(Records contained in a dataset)
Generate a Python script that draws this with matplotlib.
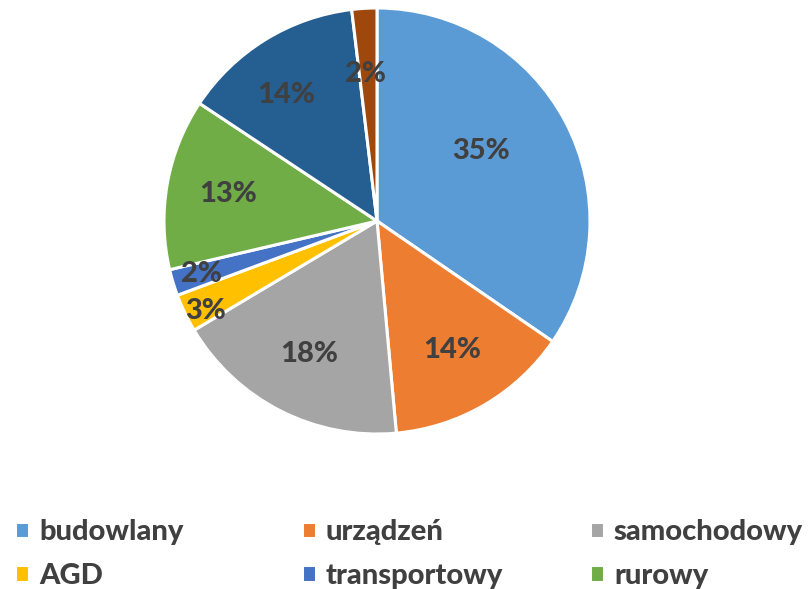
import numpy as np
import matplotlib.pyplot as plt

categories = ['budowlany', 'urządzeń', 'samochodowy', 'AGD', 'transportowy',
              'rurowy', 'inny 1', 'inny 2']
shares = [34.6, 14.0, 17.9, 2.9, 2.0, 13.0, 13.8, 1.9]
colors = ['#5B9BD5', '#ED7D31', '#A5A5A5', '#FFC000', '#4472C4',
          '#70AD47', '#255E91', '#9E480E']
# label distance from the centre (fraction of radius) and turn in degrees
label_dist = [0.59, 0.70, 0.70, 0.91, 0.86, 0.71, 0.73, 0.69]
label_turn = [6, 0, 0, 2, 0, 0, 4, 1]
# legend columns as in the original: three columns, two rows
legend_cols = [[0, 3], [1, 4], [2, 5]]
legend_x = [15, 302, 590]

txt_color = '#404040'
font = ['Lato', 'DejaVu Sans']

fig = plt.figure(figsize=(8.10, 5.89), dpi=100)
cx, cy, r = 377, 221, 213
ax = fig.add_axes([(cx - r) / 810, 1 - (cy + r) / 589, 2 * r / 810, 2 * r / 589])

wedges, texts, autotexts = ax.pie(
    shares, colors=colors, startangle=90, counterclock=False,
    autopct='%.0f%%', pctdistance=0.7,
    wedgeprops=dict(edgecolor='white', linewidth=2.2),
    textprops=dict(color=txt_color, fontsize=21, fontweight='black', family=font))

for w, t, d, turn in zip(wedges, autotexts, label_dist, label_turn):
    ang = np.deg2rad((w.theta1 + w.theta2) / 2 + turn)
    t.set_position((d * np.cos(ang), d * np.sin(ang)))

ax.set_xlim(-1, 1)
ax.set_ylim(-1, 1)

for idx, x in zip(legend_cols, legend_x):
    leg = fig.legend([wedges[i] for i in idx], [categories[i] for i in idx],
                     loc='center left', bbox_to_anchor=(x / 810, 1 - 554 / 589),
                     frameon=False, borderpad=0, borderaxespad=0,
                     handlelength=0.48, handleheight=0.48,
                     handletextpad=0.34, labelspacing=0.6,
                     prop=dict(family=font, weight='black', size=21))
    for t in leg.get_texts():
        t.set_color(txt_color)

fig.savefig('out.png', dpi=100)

---

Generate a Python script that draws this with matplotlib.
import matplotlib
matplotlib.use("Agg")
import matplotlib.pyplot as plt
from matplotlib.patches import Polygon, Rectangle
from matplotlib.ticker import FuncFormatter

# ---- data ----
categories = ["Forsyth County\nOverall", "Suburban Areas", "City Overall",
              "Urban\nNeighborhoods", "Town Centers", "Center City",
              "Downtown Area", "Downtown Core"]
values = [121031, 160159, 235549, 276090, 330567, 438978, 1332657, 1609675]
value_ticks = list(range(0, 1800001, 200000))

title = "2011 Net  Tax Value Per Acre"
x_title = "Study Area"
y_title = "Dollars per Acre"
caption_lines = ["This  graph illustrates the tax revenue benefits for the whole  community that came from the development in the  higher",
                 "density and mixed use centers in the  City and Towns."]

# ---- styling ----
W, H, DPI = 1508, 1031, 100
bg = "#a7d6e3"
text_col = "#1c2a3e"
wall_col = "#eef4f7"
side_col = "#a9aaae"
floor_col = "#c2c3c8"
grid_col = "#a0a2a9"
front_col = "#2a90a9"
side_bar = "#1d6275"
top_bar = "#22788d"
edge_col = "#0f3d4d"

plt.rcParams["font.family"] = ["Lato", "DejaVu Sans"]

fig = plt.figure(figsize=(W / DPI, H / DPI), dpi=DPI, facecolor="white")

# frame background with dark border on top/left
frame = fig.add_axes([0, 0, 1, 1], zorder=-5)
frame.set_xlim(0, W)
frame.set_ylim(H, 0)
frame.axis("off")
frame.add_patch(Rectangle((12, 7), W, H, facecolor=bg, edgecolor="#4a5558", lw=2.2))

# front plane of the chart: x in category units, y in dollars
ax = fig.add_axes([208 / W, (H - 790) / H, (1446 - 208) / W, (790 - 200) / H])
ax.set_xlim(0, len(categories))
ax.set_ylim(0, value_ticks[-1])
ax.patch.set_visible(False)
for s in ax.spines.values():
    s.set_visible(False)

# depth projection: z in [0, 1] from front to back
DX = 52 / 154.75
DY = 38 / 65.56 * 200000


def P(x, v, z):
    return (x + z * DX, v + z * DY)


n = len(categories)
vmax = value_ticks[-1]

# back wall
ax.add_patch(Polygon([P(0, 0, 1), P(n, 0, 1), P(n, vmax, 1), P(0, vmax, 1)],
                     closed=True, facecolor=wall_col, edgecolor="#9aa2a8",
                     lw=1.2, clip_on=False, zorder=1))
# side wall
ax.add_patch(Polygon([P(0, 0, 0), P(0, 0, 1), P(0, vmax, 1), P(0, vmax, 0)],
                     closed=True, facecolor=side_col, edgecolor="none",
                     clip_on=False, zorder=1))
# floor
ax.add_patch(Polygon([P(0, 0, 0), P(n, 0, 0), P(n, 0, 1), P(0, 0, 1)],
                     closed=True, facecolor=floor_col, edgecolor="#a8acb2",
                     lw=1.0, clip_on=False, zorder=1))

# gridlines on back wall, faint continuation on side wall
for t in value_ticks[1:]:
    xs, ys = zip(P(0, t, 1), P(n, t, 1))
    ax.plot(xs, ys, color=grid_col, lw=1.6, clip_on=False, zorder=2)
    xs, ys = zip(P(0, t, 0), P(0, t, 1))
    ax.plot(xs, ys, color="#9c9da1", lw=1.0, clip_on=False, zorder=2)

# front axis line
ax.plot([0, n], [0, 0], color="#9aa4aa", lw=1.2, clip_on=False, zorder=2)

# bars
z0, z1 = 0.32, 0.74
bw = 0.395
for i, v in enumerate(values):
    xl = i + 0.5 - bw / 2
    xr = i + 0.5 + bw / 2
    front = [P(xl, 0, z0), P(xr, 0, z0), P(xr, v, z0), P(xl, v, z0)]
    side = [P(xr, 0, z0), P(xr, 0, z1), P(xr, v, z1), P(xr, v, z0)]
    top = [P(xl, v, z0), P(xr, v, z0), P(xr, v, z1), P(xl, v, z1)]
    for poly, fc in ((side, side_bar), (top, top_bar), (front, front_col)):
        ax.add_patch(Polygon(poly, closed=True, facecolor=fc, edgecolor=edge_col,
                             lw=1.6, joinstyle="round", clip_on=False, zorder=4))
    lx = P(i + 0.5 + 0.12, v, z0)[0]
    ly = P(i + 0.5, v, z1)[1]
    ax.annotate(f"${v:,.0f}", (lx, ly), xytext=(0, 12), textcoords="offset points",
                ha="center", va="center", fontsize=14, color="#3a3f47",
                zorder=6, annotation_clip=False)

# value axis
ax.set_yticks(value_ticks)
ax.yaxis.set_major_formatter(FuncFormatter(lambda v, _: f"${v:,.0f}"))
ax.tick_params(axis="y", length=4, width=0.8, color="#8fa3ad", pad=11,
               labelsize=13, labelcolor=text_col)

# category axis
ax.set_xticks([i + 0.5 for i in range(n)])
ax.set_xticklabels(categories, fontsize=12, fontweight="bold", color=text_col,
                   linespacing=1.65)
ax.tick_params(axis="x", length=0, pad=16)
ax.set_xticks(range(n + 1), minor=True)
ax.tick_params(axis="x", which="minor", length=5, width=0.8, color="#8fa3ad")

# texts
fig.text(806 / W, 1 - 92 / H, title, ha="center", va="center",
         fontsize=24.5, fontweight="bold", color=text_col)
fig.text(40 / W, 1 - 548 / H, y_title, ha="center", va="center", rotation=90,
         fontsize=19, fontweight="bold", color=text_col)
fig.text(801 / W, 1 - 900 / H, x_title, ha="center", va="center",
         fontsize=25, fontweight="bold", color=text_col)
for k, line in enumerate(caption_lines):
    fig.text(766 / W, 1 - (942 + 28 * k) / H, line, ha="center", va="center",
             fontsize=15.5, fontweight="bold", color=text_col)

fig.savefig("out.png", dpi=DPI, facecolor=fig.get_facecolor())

==

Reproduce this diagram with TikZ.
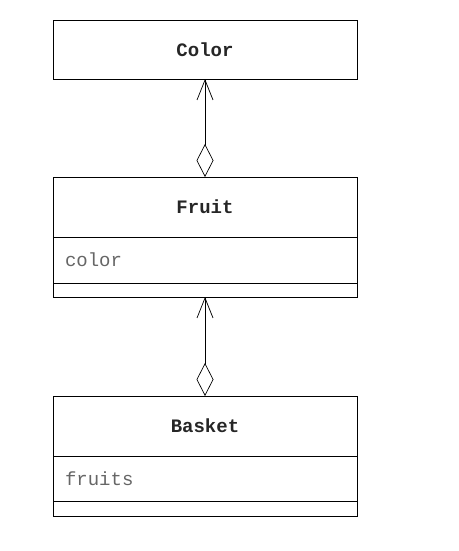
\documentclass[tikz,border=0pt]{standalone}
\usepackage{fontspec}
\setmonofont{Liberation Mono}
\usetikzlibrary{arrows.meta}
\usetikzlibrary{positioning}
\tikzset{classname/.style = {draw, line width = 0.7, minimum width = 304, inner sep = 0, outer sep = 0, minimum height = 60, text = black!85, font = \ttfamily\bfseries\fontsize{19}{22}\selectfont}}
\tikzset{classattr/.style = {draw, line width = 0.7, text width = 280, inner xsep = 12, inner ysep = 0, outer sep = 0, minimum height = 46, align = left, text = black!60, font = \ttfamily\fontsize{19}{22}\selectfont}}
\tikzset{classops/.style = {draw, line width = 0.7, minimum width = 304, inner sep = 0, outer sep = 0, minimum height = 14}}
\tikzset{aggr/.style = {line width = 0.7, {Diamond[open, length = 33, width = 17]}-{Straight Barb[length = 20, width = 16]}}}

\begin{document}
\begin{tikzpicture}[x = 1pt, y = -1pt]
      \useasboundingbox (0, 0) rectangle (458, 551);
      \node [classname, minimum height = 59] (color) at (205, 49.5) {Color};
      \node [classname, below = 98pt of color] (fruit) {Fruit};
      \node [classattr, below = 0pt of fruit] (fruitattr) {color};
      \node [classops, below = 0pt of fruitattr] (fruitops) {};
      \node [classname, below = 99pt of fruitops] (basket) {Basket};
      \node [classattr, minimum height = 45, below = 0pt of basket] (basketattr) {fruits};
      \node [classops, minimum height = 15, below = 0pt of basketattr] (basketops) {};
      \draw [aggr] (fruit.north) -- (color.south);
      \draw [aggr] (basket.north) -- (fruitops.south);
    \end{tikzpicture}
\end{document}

▶ What you have to do
Look through the material and say how many lines hold "with". Give the number only.

▶ Task output
4